If a part fails any of these checks, walk away. There are usually three more stalls selling the same part within 50 meters.

Huaqiangbei-to-factory handoff checklist

Once the BOM is validated in the market, the next step is a real production supplier. We hand off the tour results with this document:

  • Approved part numbers and alternatives. Each part that passed testing, with the exact marking, package, and any acceptable substitute.
  • Floor-price benchmark. The best stall price for 100 and 1,000 pieces. This is the ceiling for factory negotiations.
  • Sample photos and lot codes. Clear photos of the exact samples you approved, with date and lot codes visible.
  • Stall contact and WeChat. Sometimes the stall is the fastest source for a second prototype batch, even if volume moves to a factory.
  • Forecast and target EXW price. So the factory knows the annual volume and the price the market already supports.
  • Certification needs. Which parts need RoHS, REACH, FCC, CE, or UN 38.3 documentation for production.
  • Factory audit timeline. Schedule the audit before the sample order grows into a deposit.
  • Parts to source through the factory. Flag safety-critical components, branded ICs without traceability, and anything that needs lot traceability. These should not come from a stall.

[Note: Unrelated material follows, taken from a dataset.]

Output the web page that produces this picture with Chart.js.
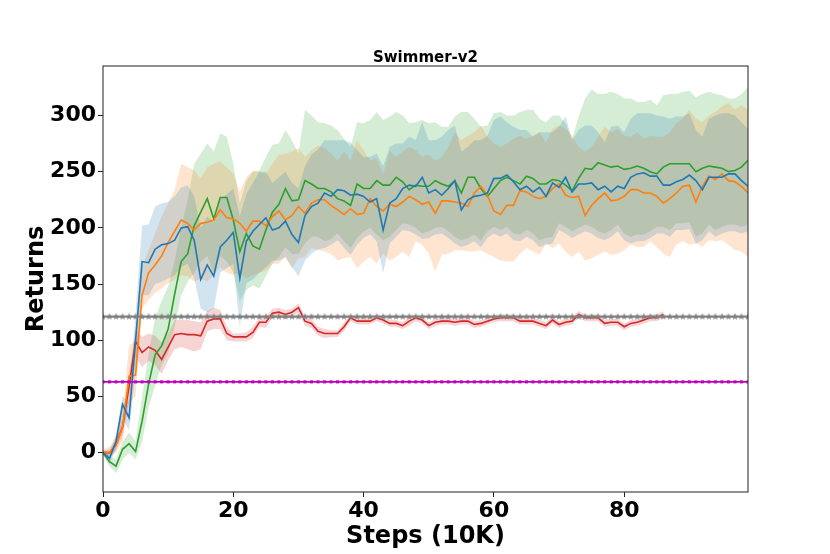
<!DOCTYPE html>
<html>
<head>
<meta charset="utf-8">
<script src="https://cdn.jsdelivr.net/npm/chart.js@4.4.1/dist/chart.umd.min.js"></script>
<style>
  html, body { margin: 0; padding: 0; background: #ffffff; }
  #wrap { width: 830px; height: 554px; }
</style>
</head>
<body>
<div id="wrap"><canvas id="c" width="830" height="554"></canvas></div>
<script>
// ---------- data ----------
const chartTitle = "Swimmer-v2";
const xTitle = "Steps (10K)";
const yTitle = "Returns";
const xTicks = [0, 20, 40, 60, 80];
const yTicks = [0, 50, 100, 150, 200, 250, 300];
const steps = Array.from({length: 100}, (_, i) => i);

const blueMean = [0,-5,10,43,31,100,170,169,181,185,186,189,200,201,189,154,167,157,183,189,196,155,188,197,203,209,198,200,206,194,187,211,219,222,231,228,234,233,229,230,228,223,226,198,222,226,235,238,237,245,231,234,229,235,242,216,225,228,229,231,244,244,247,241,234,237,232,236,228,240,236,245,232,239,239,240,234,237,232,237,235,245,248,249,246,246,238,238,241,243,247,242,234,245,245,245,248,248,242,237];
const blueUpper = [2,0,16,50,45,125,202,203,219,222,223,228,236,238,228,200,210,205,225,230,235,210,230,240,250,250,240,245,250,240,235,255,265,270,278,278,278,278,276,269,263,263,266,255,272,275,275,281,278,294,278,278,281,287,291,268,272,278,278,282,296,299,294,290,287,287,281,285,285,285,290,299,278,287,291,291,285,276,290,291,285,297,302,302,302,300,299,297,299,299,302,287,281,297,300,302,302,300,294,288];
const blueLower = [-2,-10,4,30,20,70,140,140,150,152,155,158,165,168,155,128,125,128,160,164,168,112,151,154,160,165,171,171,174,165,157,171,177,181,182,185,189,182,176,185,191,194,188,160,186,192,198,197,194,190,191,194,195,191,186,183,185,188,183,191,195,192,195,189,188,192,189,183,185,186,198,195,191,194,197,195,191,189,192,197,189,186,188,188,191,195,195,192,198,198,199,186,189,197,192,195,197,197,195,197];

const orangeMean = [0,0,7,22,68,69,140,160,167,175,187,197,207,204,198,204,205,207,216,209,208,204,197,206,206,202,210,215,207,211,219,213,222,225,225,220,216,212,217,212,213,226,219,215,221,219,223,228,225,221,223,213,224,224,223,222,219,231,237,229,215,212,220,220,233,232,228,226,228,235,239,229,227,228,211,220,226,231,224,225,228,234,234,231,231,228,222,226,231,237,238,223,237,246,243,248,242,241,237,231];
const orangeUpper = [3,5,15,35,95,100,165,180,195,210,222,234,257,254,251,244,254,257,259,254,248,232,245,251,250,248,257,265,266,268,271,263,269,273,271,266,260,268,260,278,269,260,262,248,268,263,268,272,269,263,265,260,263,272,285,278,282,285,291,281,275,272,275,279,282,279,282,285,276,288,291,288,282,272,268,272,281,290,285,288,282,281,285,279,282,281,281,285,293,297,305,297,294,300,303,308,311,305,309,305];
const orangeLower = [-3,-5,0,10,45,50,128,136,142,146,151,154,158,157,152,155,152,158,165,160,158,160,155,158,160,162,168,168,174,164,173,174,182,180,179,177,171,173,174,164,170,174,168,177,171,174,179,174,188,185,177,161,176,177,180,180,179,179,180,177,174,171,170,170,177,182,179,176,186,182,186,179,174,179,171,173,176,179,176,177,180,185,183,183,188,183,177,174,185,188,185,186,183,189,188,189,185,180,179,174];

const greenMean = [0,-8,-12,3,8,1,28,61,87,95,110,141,170,177,202,214,226,208,227,227,207,179,195,184,181,198,214,221,235,224,225,242,239,235,235,232,226,224,220,239,235,235,242,238,238,245,241,234,238,237,237,242,239,237,242,231,245,245,235,228,235,242,245,242,239,246,244,239,239,243,242,238,233,244,253,252,258,256,254,255,252,253,255,253,250,248,254,257,257,257,257,250,253,255,254,253,250,251,254,260];
const greenUpper = [2,-3,-6,10,18,10,50,88,120,135,148,171,200,225,257,266,275,268,284,281,257,222,242,250,251,263,274,275,287,278,266,305,300,294,293,291,287,279,272,294,293,296,303,296,299,303,300,293,294,296,293,294,290,290,299,303,303,297,290,291,302,303,300,300,303,305,305,297,294,300,300,293,279,299,315,323,319,319,321,319,315,315,312,312,314,309,318,319,319,321,322,316,319,321,319,318,315,315,319,325];
const greenLower = [-2,-12,-18,-6,0,-6,10,40,60,78,88,112,140,152,160,170,175,160,175,170,160,135,145,149,146,157,168,174,183,177,177,186,192,192,188,190,195,188,182,191,197,200,194,189,192,198,204,203,200,195,197,200,201,197,192,189,191,194,189,197,201,198,201,195,194,198,195,189,191,192,204,201,197,200,203,201,197,195,198,203,195,192,194,194,197,201,201,198,204,204,205,192,195,203,198,201,203,203,201,203];

const redMean = [0,0,7,23,59,99,89,94,91,83,94,105,106,105,105,104,117,119,119,106,103,103,103,107,116,116,124,125,123,125,129,117,115,108,106,106,106,112,120,117,117,117,120,118,115,115,113,117,120,118,113,116,117,117,116,117,117,114,115,117,119,120,120,120,117,117,117,115,113,118,114,116,117,123,120,120,120,115,116,116,112,115,116,118,120,120,123];
const redUpper = [2,3,12,30,72,110,103,106,104,98,106,118,118,118,117,116,126,129,127,112,106,106,107,112,120,121,128,129,127,128,133,121,119,112,110,109,109,116,123,120,120,120,123,121,118,118,116,121,123,121,116,119,120,120,119,120,120,117,118,120,122,123,123,123,120,120,120,118,116,121,117,119,120,126,123,123,123,118,119,119,115,118,119,121,123,123,126];
const redLower = [-2,-3,2,15,45,85,76,82,78,70,82,92,94,92,90,92,108,110,110,100,99,99,99,102,112,111,120,121,119,121,125,113,111,104,102,103,103,108,117,114,114,114,117,115,112,112,110,113,117,115,110,113,114,114,113,114,114,111,112,114,116,117,117,117,114,114,114,112,110,115,111,113,114,120,117,117,117,112,113,113,109,112,113,115,117,117,120];

const baselineGray = 121;
const baselineMagenta = 63;

// ---------- styles ----------
const C = {
  blue: '#1f77b4', orange: '#ff7f0e', green: '#2ca02c', red: '#d62728',
  gray: '#808080', magenta: '#bf00bf'
};
function rgba(hex, a) {
  const n = parseInt(hex.slice(1), 16);
  return `rgba(${(n >> 16) & 255},${(n >> 8) & 255},${n & 255},${a})`;
}
function pts(arr) { return arr.map((v, i) => ({x: steps[i], y: v})); }

// filled star marker
function makeStar(color, rOut, rIn) {
  const s = Math.ceil(rOut * 2 + 2);
  const cv = document.createElement('canvas');
  cv.width = s; cv.height = s;
  const g = cv.getContext('2d');
  g.fillStyle = color;
  g.beginPath();
  for (let k = 0; k < 10; k++) {
    const r = k % 2 === 0 ? rOut : rIn;
    const a = -Math.PI / 2 + k * Math.PI / 5;
    const px = s / 2 + r * Math.cos(a), py = s / 2 + r * Math.sin(a);
    if (k === 0) g.moveTo(px, py); else g.lineTo(px, py);
  }
  g.closePath();
  g.fill();
  return cv;
}
const starImg = makeStar(C.gray, 3.8, 1.6);

const series = [
  {c: C.blue, mean: blueMean, up: blueUpper, lo: blueLower},
  {c: C.orange, mean: orangeMean, up: orangeUpper, lo: orangeLower},
  {c: C.green, mean: greenMean, up: greenUpper, lo: greenLower},
  {c: C.red, mean: redMean, up: redUpper, lo: redLower}
];

const datasets = [];
series.forEach(s => {
  const base = datasets.length;
  datasets.push({
    data: pts(s.up), borderWidth: 0, pointRadius: 0, borderColor: 'rgba(0,0,0,0)',
    backgroundColor: rgba(s.c, 0.2), fill: {target: base + 1}, order: 5, tension: 0
  });
  datasets.push({
    data: pts(s.lo), borderWidth: 0, pointRadius: 0, borderColor: 'rgba(0,0,0,0)',
    fill: false, order: 5, tension: 0
  });
});
series.forEach(s => {
  datasets.push({
    data: pts(s.mean), borderColor: s.c, borderWidth: 1.6, pointRadius: 0,
    fill: false, order: 2, tension: 0
  });
});
datasets.push({
  data: steps.map(x => ({x, y: baselineGray})), borderColor: C.gray, borderWidth: 2,
  pointStyle: starImg, pointRadius: 4, fill: false, order: 1
});
datasets.push({
  data: steps.map(x => ({x, y: baselineMagenta})), borderColor: C.magenta, borderWidth: 1.6,
  pointStyle: 'rect', pointRadius: 2.2, pointBackgroundColor: C.magenta,
  pointBorderColor: C.magenta, pointBorderWidth: 0, fill: false, order: 1
});

const FONT = '"DejaVu Sans", "Liberation Sans", sans-serif';

const decor = {
  id: 'decor',
  afterDraw(chart) {
    const ctx = chart.ctx, a = chart.chartArea;
    ctx.save();
    ctx.strokeStyle = '#333';
    ctx.lineWidth = 1.1;
    ctx.strokeRect(a.left, a.top, a.right - a.left, a.bottom - a.top);
    ctx.fillStyle = '#000';
    ctx.textAlign = 'center';
    ctx.textBaseline = 'alphabetic';
    ctx.font = 'bold 15px ' + FONT;
    ctx.fillText(chartTitle, (a.left + a.right) / 2, a.top - 4);
    ctx.font = 'bold 24px ' + FONT;
    ctx.fillText(xTitle, (a.left + a.right) / 2, 543);
    ctx.translate(43, (a.top + a.bottom) / 2);
    ctx.rotate(-Math.PI / 2);
    ctx.fillText(yTitle, 0, 0);
    ctx.restore();
  }
};

new Chart(document.getElementById('c'), {
  type: 'line',
  data: {datasets},
  options: {
    responsive: false,
    devicePixelRatio: 1,
    animation: false,
    events: [],
    layout: {padding: {top: 66, right: 82, left: 0, bottom: 0}},
    plugins: {legend: {display: false}, tooltip: {enabled: false}, filler: {propagate: false}},
    scales: {
      x: {
        type: 'linear', min: 0, max: 99,
        afterBuildTicks: sc => { sc.ticks = xTicks.map(v => ({value: v})); },
        afterFit: sc => { sc.height = 62; },
        grid: {drawOnChartArea: false, drawTicks: true, tickLength: 5, color: '#222', lineWidth: 1},
        border: {display: false},
        ticks: {font: {family: FONT, size: 22, weight: 'bold'}, color: '#000', padding: 1, maxRotation: 0}
      },
      y: {
        type: 'linear', min: -35, max: 344,
        afterBuildTicks: sc => { sc.ticks = yTicks.map(v => ({value: v})); },
        afterFit: sc => { sc.width = 103; },
        grid: {drawOnChartArea: false, drawTicks: true, tickLength: 5, color: '#222', lineWidth: 1},
        border: {display: false},
        ticks: {font: {family: FONT, size: 22, weight: 'bold'}, color: '#000', padding: 2}
      }
    }
  },
  plugins: [decor]
});
</script>
</body>
</html>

With this handoff, the Huaqiangbei day becomes the first milestone in a controlled production workflow rather than a one-off market visit.

FAQ

Common questions

Is a Huaqiangbei guided tour worth it, or can I go alone? +

You can absolutely walk Huaqiangbei alone — it's open to anyone. But the SEG Electronics Market and the surrounding malls are floors of near-identical stalls with little English, and prices for the same part swing widely between sellers who can tell you're a visitor. A guided tour with an electronics engineer pays for itself in two ways: you find the right component faster (instead of an afternoon of wrong floors), and you don't overpay or walk away with re-marked or counterfactory parts. If you only need to read up first, our [Shenzhen electronics market guide](/guides/shenzhen-electronics-market-guide/) covers the layout for free.

What can I actually buy at Huaqiangbei? +

Almost any electronic component or finished gadget: passives and connectors, ICs and microcontrollers, BLE/WiFi modules, displays, batteries, test equipment, repair parts, and small-batch finished products. What you won't reliably get is guaranteed authenticity on branded silicon — re-marked and salvaged parts are real risks. We help you buy from the stalls that deal in genuine stock and steer you to a verified factory for anything you plan to order in volume.

Can you ship the components I buy back to my country? +

Yes. We can consolidate what you buy on the tour, arrange sample shipping to your address, and — if a part is going into production — connect you with a [verified supplier](/services/sourcing/) for proper volume procurement rather than repeated market runs. A market tour is for discovery and samples; production should run through an accountable factory.

Where is Huaqiangbei and how do I get there by metro? +

Huaqiangbei is in Futian District, central Shenzhen. By metro, take Line 2 or Line 7 to Huaqiangbei station, or Line 1 or Line 7 to Huaqiang Road station — both exit within a few minutes' walk of the markets. The main electronics buildings (SEG Electronics Market, Huaqiang Electronics World, and the surrounding towers) are clustered along Huaqiangbei Road, so once you're there everything is walkable. From Hong Kong, it's about an hour via the Futian or Lok Ma Chau border crossing. The hard part isn't getting there — it's knowing which of the thousands of stalls to walk into, which is what the tour solves.